Fun and Real is the name of the game at a Flaming Lips show. I had to sidestep the mylar balloons they brought that said “FUCK YEAH RIOT FEST” when I saw them last. Wayne was dressed in a suit made of the silver fringe curtains that you would put in a doorway for a party in your apartment. Confetti was blasted from cannons. A man was dressed as a rainbow.
And, as we’ve come to expect from a Lips’ show, several fans joined the band onstage in costumes to get in on the good time – my favorite part, and something the band has in common with another Riot Fest veteran, Iggy Pop.
“In the newer incarnation of The Stooges, Iggy totally does that. In our defense, though, when you get on stage with Iggy, you don’t really know what’s going to happen. He’s up there writhing, and you’re like “What do I do?”

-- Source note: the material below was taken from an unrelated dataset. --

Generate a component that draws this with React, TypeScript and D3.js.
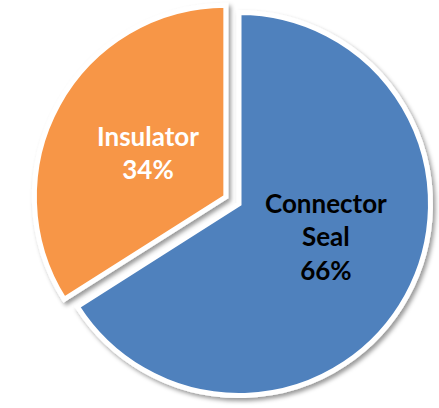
import * as d3 from 'd3';
import { useEffect, useRef } from 'react';

const categories = ['Connector Seal', 'Insulator'];
const values = [66, 34];
const percentLabels = ['66%', '34%'];
const labelLines = [['Connector', 'Seal'], ['Insulator']];
const colors = ['#4F81BD', '#F79646'];
const textColors = ['#000000', '#FFFFFF'];
const exploded = [0, 15];

type Slice = { name: string; value: number; i: number };

export default function App() {
    const ref = useRef<SVGSVGElement>(null);

    const width = 439,
        height = 408;
    const cx = 239,
        cy = 204,
        radius = 191.5;
    // label nudges, like a dragged data label in the original
    const nudge = [
        [8, -10],
        [1, 0],
    ];

    useEffect(() => {
        document.body.style.margin = '0';
        const svg = d3.select(ref.current);
        svg.selectAll('*').remove();

        const filter = svg
            .append('defs')
            .append('filter')
            .attr('id', 'shadow')
            .attr('x', '-20%')
            .attr('y', '-20%')
            .attr('width', '140%')
            .attr('height', '140%');
        filter
            .append('feDropShadow')
            .attr('dx', 2.5)
            .attr('dy', 3)
            .attr('stdDeviation', 2)
            .attr('flood-color', '#000')
            .attr('flood-opacity', 0.4);

        const data: Slice[] = categories.map((c, i) => ({ name: c, value: values[i], i }));
        const arcs = d3
            .pie<Slice>()
            .sort(null)
            .value((d) => d.value)(data);

        const arc = d3.arc<d3.PieArcDatum<Slice>>().innerRadius(0).outerRadius(radius);
        const labelArc = d3.arc<d3.PieArcDatum<Slice>>().innerRadius(90).outerRadius(90);

        const g = svg.append('g').attr('transform', `translate(${cx},${cy})`);

        const slices = g
            .selectAll('g.slice')
            .data(arcs)
            .join('g')
            .attr('class', 'slice')
            .attr('transform', (d) => {
                const mid = (d.startAngle + d.endAngle) / 2;
                const off = exploded[d.data.i];
                return `translate(${Math.sin(mid) * off},${-Math.cos(mid) * off})`;
            });

        slices
            .append('path')
            .attr('d', arc)
            .attr('fill', (d) => colors[d.data.i])
            .attr('stroke', '#fff')
            .attr('stroke-width', 5)
            .attr('stroke-linejoin', 'miter')
            .attr('filter', 'url(#shadow)');

        const lineH = 33.5;
        slices.each(function (d) {
            const [lx, ly] = labelArc.centroid(d);
            const [nx, ny] = nudge[d.data.i];
            const lines = [...labelLines[d.data.i], percentLabels[d.data.i]];
            const t = d3
                .select(this)
                .append('text')
                .attr('text-anchor', 'middle')
                .attr('font-family', 'Lato, "Open Sans", sans-serif')
                .attr('font-weight', 'bold')
                .attr('font-size', 26)
                .attr('fill', textColors[d.data.i]);
            const y0 = ly + ny - ((lines.length - 1) * lineH) / 2 + 9;
            lines.forEach((l, k) => {
                t.append('tspan')
                    .attr('x', lx + nx)
                    .attr('y', y0 + k * lineH)
                    .text(l);
            });
        });
    }, []);

    return <svg ref={ref} width={width} height={height} style={{ display: 'block' }} />;
}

When ou come onstage with the Flaming Lips, we give you a nice costume to wear. You’re a part of the show. We tell you what to do. It’s probably a little less embarrassing, because you’re the only one that knows that it’s you inside the big caterpillar costume. We’ve only had people fall of the stage one time, and we had to stop the show to make sure he was okay. He was fine, but now we only have four or five people on so it doesn’t get that serious.”
Serious isn’t a worry we’ll have at the Flaming Lips set tonight. When they hit the Riot Stage at 8:45, and the confetti starts, their fans won’t have a care in the world.